Audacia e responsabilità. Sono due tra le tante parole significative presenti nell’enciclica di papa Francesco indirizzate in particolare al mondo della scienza e della ricerca auspicando per quest’ultimo un cambio di rotta. La
Laudato si’, infatti, si occupa di ambiente e sviluppo sostenibile e la preoccupazione finale è la costruzione di un mondo di pace attraverso la salvaguardia della nostra casa comune. Papa Francesco affronta senza timori il tema della scienza e della ricerca e delle tragiche distorsioni che si manifestano quando esse non sono più al servizio della vita e dell’umanità ma viceversa contribuiscono alla produzione di strumenti di distruzione e di armamenti sempre più sofisticati. Nel testo si ritrova la condanna chiara e senza appello alla ricerca scientifica e alla tecnologia in ambito militare.
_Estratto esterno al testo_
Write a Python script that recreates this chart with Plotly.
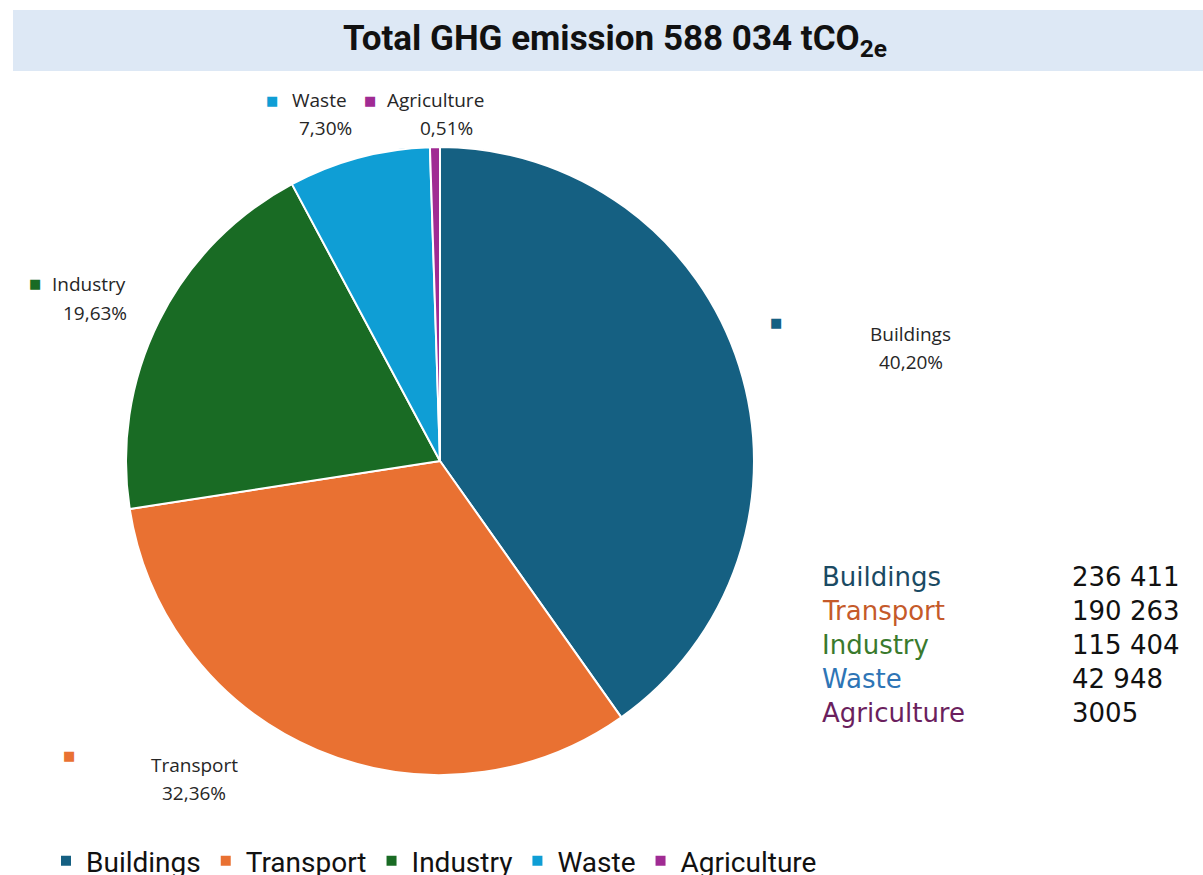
import plotly.graph_objects as go

categories = ["Buildings", "Transport", "Industry", "Waste", "Agriculture"]
emissions = [236411, 190263, 115404, 42948, 3005]
slice_colors = ["#156082", "#E97132", "#196B24", "#0F9ED5", "#A02B93"]
table_colors = ["#1B4A63", "#C55A2A", "#3A7A2D", "#2E75B6", "#6B1F5E"]
value_labels = ["236 411", "190 263", "115 404", "42 948", "3005"]
title_text = "Total GHG emission 588 034 tCO<sub>2e</sub>"

total = sum(emissions)
pct = [f"{v / total * 100:.2f}".replace(".", ",") + "%" for v in emissions]

W, H = 1203, 875
cx, cy, r = 440, 461, 314


def px(x):
    return x / W


def py(y):
    return 1 - y / H


fig = go.Figure()
fig.add_trace(go.Pie(
    labels=categories,
    values=emissions,
    sort=False,
    direction="clockwise",
    rotation=0,
    marker=dict(colors=slice_colors, line=dict(color="white", width=2)),
    textinfo="none",
    hoverinfo="label+value+percent",
    domain=dict(x=[px(cx - r), px(cx + r)], y=[py(cy + r), py(cy - r)]),
))

label_font = dict(family="Open Sans", size=19, color="#262626")
ann = []
idx = {c: i for i, c in enumerate(categories)}
sq = "■"


def marker(i, x, y, size=13):
    ann.append(dict(x=px(x), y=py(y), xref="paper", yref="paper", text=sq, showarrow=False,
                    font=dict(family="DejaVu Sans", size=size, color=slice_colors[i]),
                    xanchor="center", yanchor="middle"))


def text(t, x, y, anchor="center"):
    ann.append(dict(x=px(x), y=py(y), xref="paper", yref="paper", text=t, showarrow=False,
                    font=label_font, xanchor=anchor, yanchor="middle"))


# data labels (outside the pie, as in the reference)
i = idx["Waste"]; marker(i, 272, 100); text(categories[i], 290, 100, "left"); text(pct[i], 325, 128)
i = idx["Agriculture"]; marker(i, 370, 100); text(categories[i], 385, 100, "left"); text(pct[i], 446, 128)
i = idx["Industry"]; marker(i, 35, 284); text(categories[i], 50, 284, "left"); text(pct[i], 95, 313)
i = idx["Buildings"]; marker(i, 776, 322); text(categories[i], 911, 334); text(pct[i], 911, 362)
i = idx["Transport"]; marker(i, 69, 755); text(categories[i], 194, 765); text(pct[i], 194, 793)

# value table on the right
for k, c in enumerate(categories):
    yy = 577 + k * 34
    ann.append(dict(x=px(820), y=py(yy), xref="paper", yref="paper", text=c, showarrow=False,
                    font=dict(family="DejaVu Sans", size=26, color=table_colors[k]),
                    xanchor="left", yanchor="middle"))
    ann.append(dict(x=px(1070), y=py(yy), xref="paper", yref="paper", text=value_labels[k], showarrow=False,
                    font=dict(family="DejaVu Sans", size=26, color="#111111"),
                    xanchor="left", yanchor="middle"))

# title on a light blue band
ann.append(dict(x=px(615), y=py(41), xref="paper", yref="paper", text="<b>" + title_text + "</b>",
                showarrow=False, font=dict(family="Roboto", size=35, color="#111111"),
                xanchor="center", yanchor="middle"))

fig.update_layout(
    width=W, height=H,
    margin=dict(l=0, r=0, t=0, b=0, autoexpand=False),
    paper_bgcolor="white",
    plot_bgcolor="white",
    annotations=ann,
    shapes=[dict(type="rect", xref="paper", yref="paper", x0=px(13), x1=1.0, y0=py(71), y1=py(10),
                 fillcolor="#DDE8F5", line=dict(width=0), layer="below")],
    showlegend=True,
    legend=dict(orientation="h", x=px(46), y=py(861), xanchor="left", yanchor="middle",
                font=dict(family="Roboto", size=28, color="#111111"),
                itemwidth=30, traceorder="normal"),
)

fig.write_html("out.html", config={"displayModeBar": False},
               post_script="document.body.style.margin='0';")
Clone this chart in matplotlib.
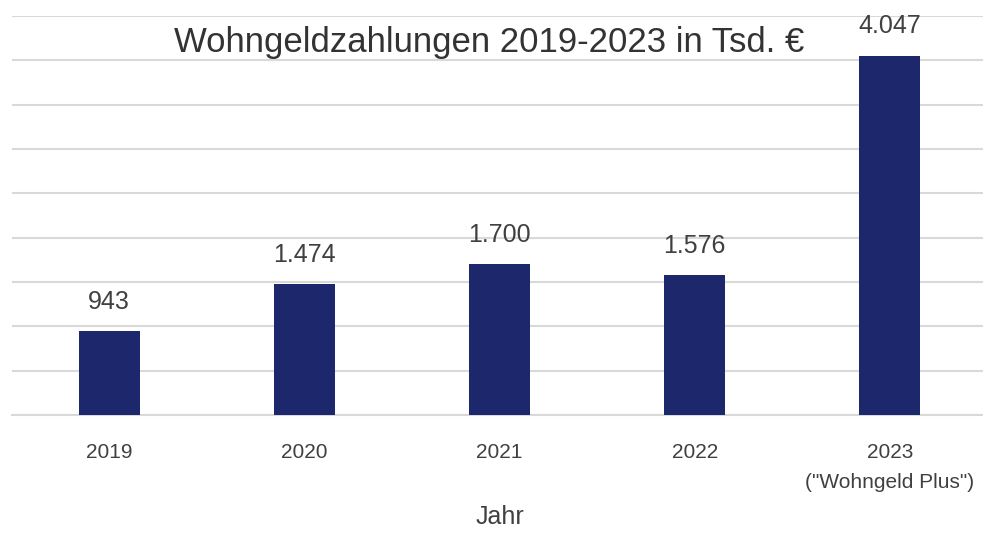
import matplotlib
matplotlib.use("Agg")
import matplotlib.pyplot as plt
import numpy as np

# Wohngeldzahlungen in Tsd. EUR
years = ["2019", "2020", "2021", "2022", "2023\n(\"Wohngeld Plus\")"]
values = [943, 1474, 1700, 1576, 4047]

BAR = "#1c286b"
TXT = "#404040"
GRID = "#d9d9d9"

plt.rcParams["font.family"] = ["Liberation Sans", "DejaVu Sans"]

fig = plt.figure(figsize=(9.83, 5.33), dpi=100)
ax = fig.add_axes([11.5/983, 1 - 415/533, 976/983, 399/533])

x = np.arange(len(values))
ax.bar(x, values, width=0.313, color=BAR, zorder=3)
for xi, v in zip(x, values):
    lab = f"{v:,}".replace(",", ".")
    ax.text(xi, v + 200, lab, ha="center", va="bottom", fontsize=18, color=TXT)

ax.set_xlim(-0.5, len(values) - 0.5)
ax.set_ylim(0, 4500)
ax.set_yticks(np.arange(0, 4501, 500))
ax.yaxis.grid(True, color=GRID, lw=1.5, zorder=0)
ax.tick_params(axis="y", left=False, labelleft=False)
ax.set_xticks(x)
ax.set_xticklabels(years, fontsize=15, color=TXT, linespacing=1.75)
ax.tick_params(axis="x", length=0, pad=20)
for s in ["top", "right", "left"]:
    ax.spines[s].set_visible(False)
ax.spines["bottom"].set_color(GRID)
ax.spines["bottom"].set_linewidth(1.5)

ax.set_xlabel("Jahr", fontsize=18, color=TXT, labelpad=9)
fig.text(0.498, 0.921, "Wohngeldzahlungen 2019-2023 in Tsd. €", ha="center", va="center",
         fontsize=25, color="#333333")

fig.savefig("out.png", dpi=100)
In un passaggio cruciale il Papa scrive: «… Basta ricordare le bombe atomiche in pieno XX secolo, come il grande spiegamento di tecnologia ostentato del nazismo, dal comunismo e da altri regimi totalitari al servizio dello sterminio di milioni di persone senza dimenticare che oggi la guerra dispone di strumenti sempre più micidiali». Questa denuncia arriva in un momento in cui noi, come cittadini di Paesi occidentali, viviamo da spettatori nel mito di una guerra tecnologica in continua evoluzione. Il sostegno e il favore acritici nei confronti di questa si rafforzano quotidianamente invece di divenire un tema dibattuto in seno alle classi dirigenti delle nostre democrazie. L’esigenza di sollevare tale dibattito, peraltro, dovrebbe essere particolarmente sentita nei Paesi europei in cui – ad eccezione del Regno Unito – le grandi imprese produttrici di armamenti sono di proprietà pubblica. Invero, gli Stati europei rischiano di alimentare le guerre attuali e future non necessariamente con azioni militari dirette ma attraverso la produzione di armamenti e per mezzo di ingenti finanziamenti pubblici alla ricerca militare. Attualmente i Paesi che impiegano più risorse in ricerca e sviluppo per la difesa sono nell’ordine Francia, Regno Unito, Germania, Italia e Polonia. La crisi finanziaria del 2008 aveva nei fatti diminuito i
budget disponibili, ma la tendenza al ribasso sembra purtroppo essersi fermata. L’Italia, ad esempio, ha registrato tra il 2012 e il 2013 un aumento più che significativo del 62%. Per sostenere il finanziamento pubblico della ricerca in campo militare si propone sovente l’argomentazione dello
spillover tecnologico e dei potenziali benefici a favore dell’economia nel suo complesso. Come abbiamo già avuto modo di scrivere sulle pagine di 'Avvenire', tale argomentazione, per quanto foriera di fascino e consenso, si è però rivelata decisamente fragile alla prova dei fatti e non trova conferme in un gran numero di studi. La segretezza della ricerca in campo militare, infatti, rallenta l’introduzione nel mercato civile di eventuali innovazioni creando infine un danno e non un beneficio alle economie. E questo è particolarmente vero per i Paesi come l’Italia in cui l’offerta di capitale umano è limitata e quindi ogni nuova risorsa impiegata nella ricerca militare è sottratta al mondo della ricerca e dell’innovazione civile. La ricerca in campo militare, pertanto, oltre a sviluppare strumenti di distruzione determina un nocumento alle stesse economie in cui essa è finanziata e condotta. Una riallocazione delle risorse destinate attualmente alla ricerca militare a favore di quella civile dovrebbe essere, quindi, un’opzione di politica economica non più rinviabile per molti Paesi. Ma – come ha sottolineato papa Francesco – per questo cambio di rotta servono audacia e responsabilità. Salvaguardare la nostra casa comune è funzionale alla costruzione dell’infrastruttura di un mondo di pace. Il mondo della scienza pur non potendo far terminare le guerre in corso, può, però, svolgere un ruolo cruciale suggerendo soluzioni che aiutino a rimuovere le cause e gli incentivi di molte guerre future.